After Ravens running back Ray Rice was suspended just two games following an ugly domestic incident, the NFL was accused of being tone deaf. A two-game ban for a violent occurrence, juxtaposed with Browns receiver Josh Gordon facing a one-year suspension for using recreational drugs, seemed exceedingly light. In response, Mark Maske of the Washington Post reported yesterday that league officials were mulling harsher penalties for domestic abuse episodes, and, per Jane McManus of ESPN.com, they’ve decided to make some changes.
A source tells McManus that the NFL will seek the input of outside groups with expertise on the issue of domestic violence, and unveil a revamped program dedicated to the issue, which will focus on “everything from education, training, assistance and enhanced discipline.” The plan is expected to be officially announced soon, perhaps by next month. There’s no word yet as to how stiff the new penalties might be, but I’d expect them to be in line with the disciplinary action taken after a player is arrested for other offenses.

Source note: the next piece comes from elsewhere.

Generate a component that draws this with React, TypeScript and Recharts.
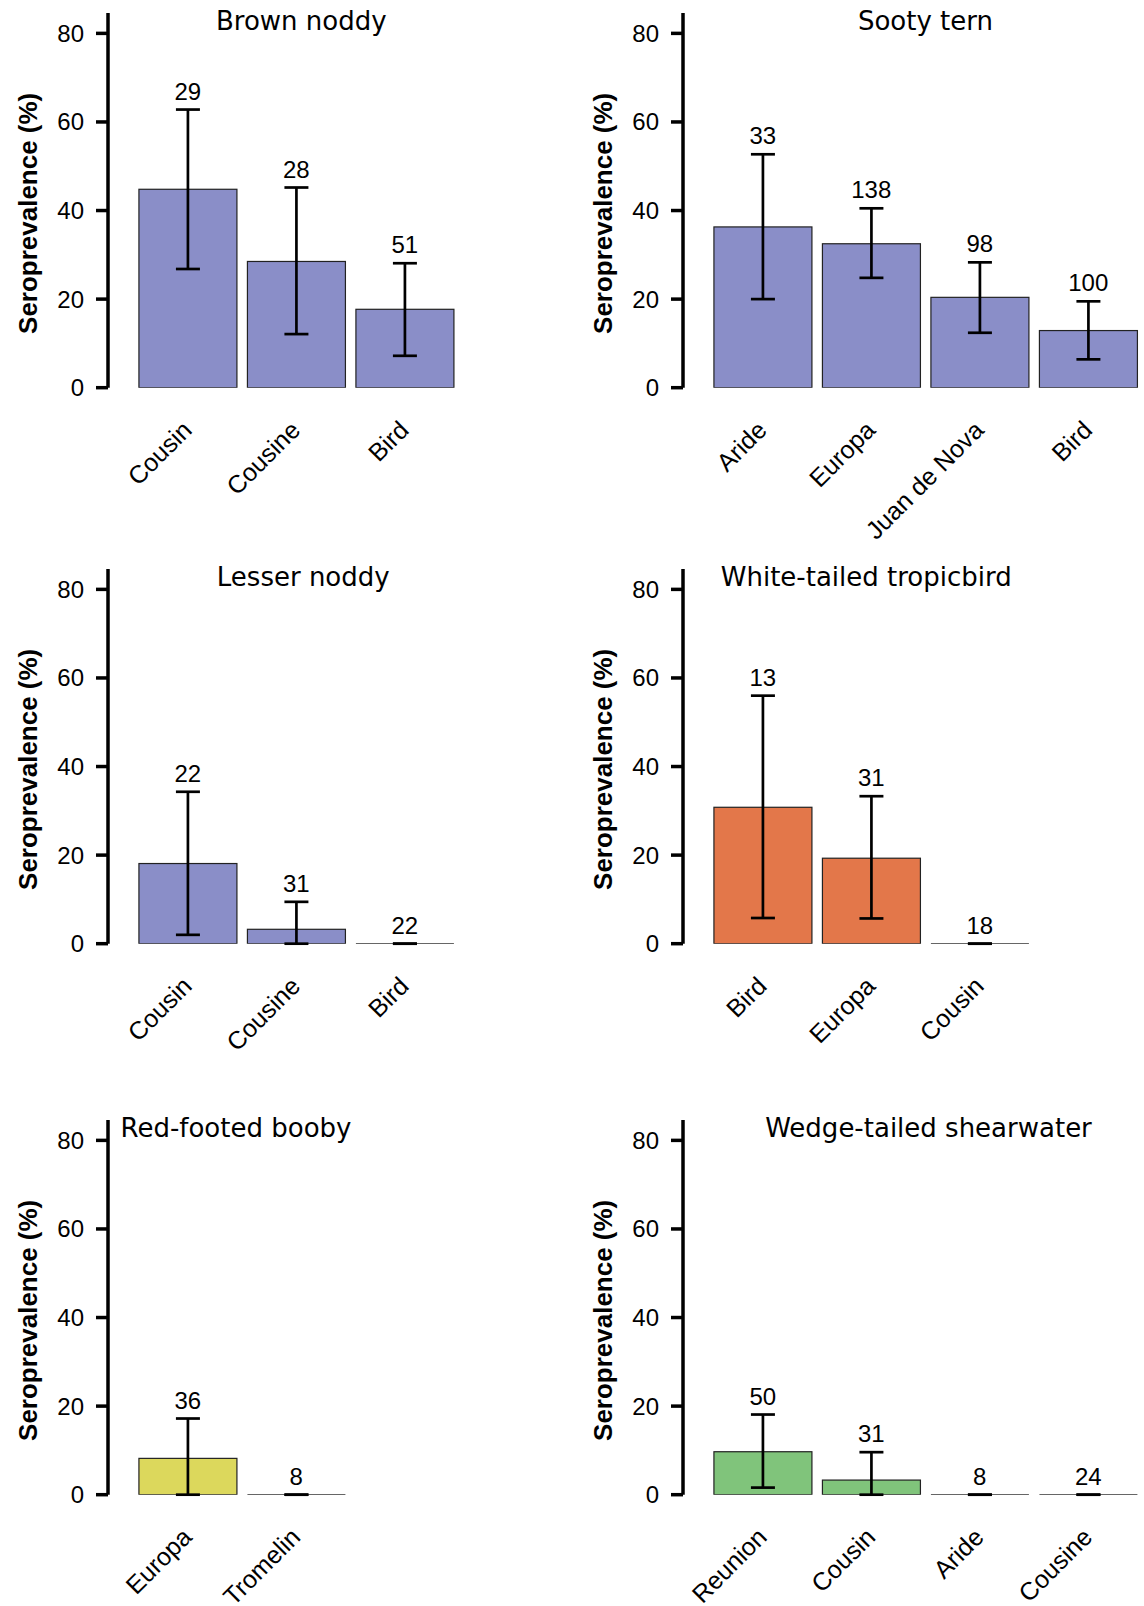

As McManus writes, while the league does have a human resource program for rookies that focuses on domestic abuse, there is no policy regarding such violence in the current collective bargaining agreement. Mike Florio of Pro Football Talk wrote yesterday that making changes to the CBA might present a challenge, as the players would want something in return for altering the league’s bylaws. It’s a valid point, but I doubt the union would risk the backlash of appearing to oppose policies against those who abuse women.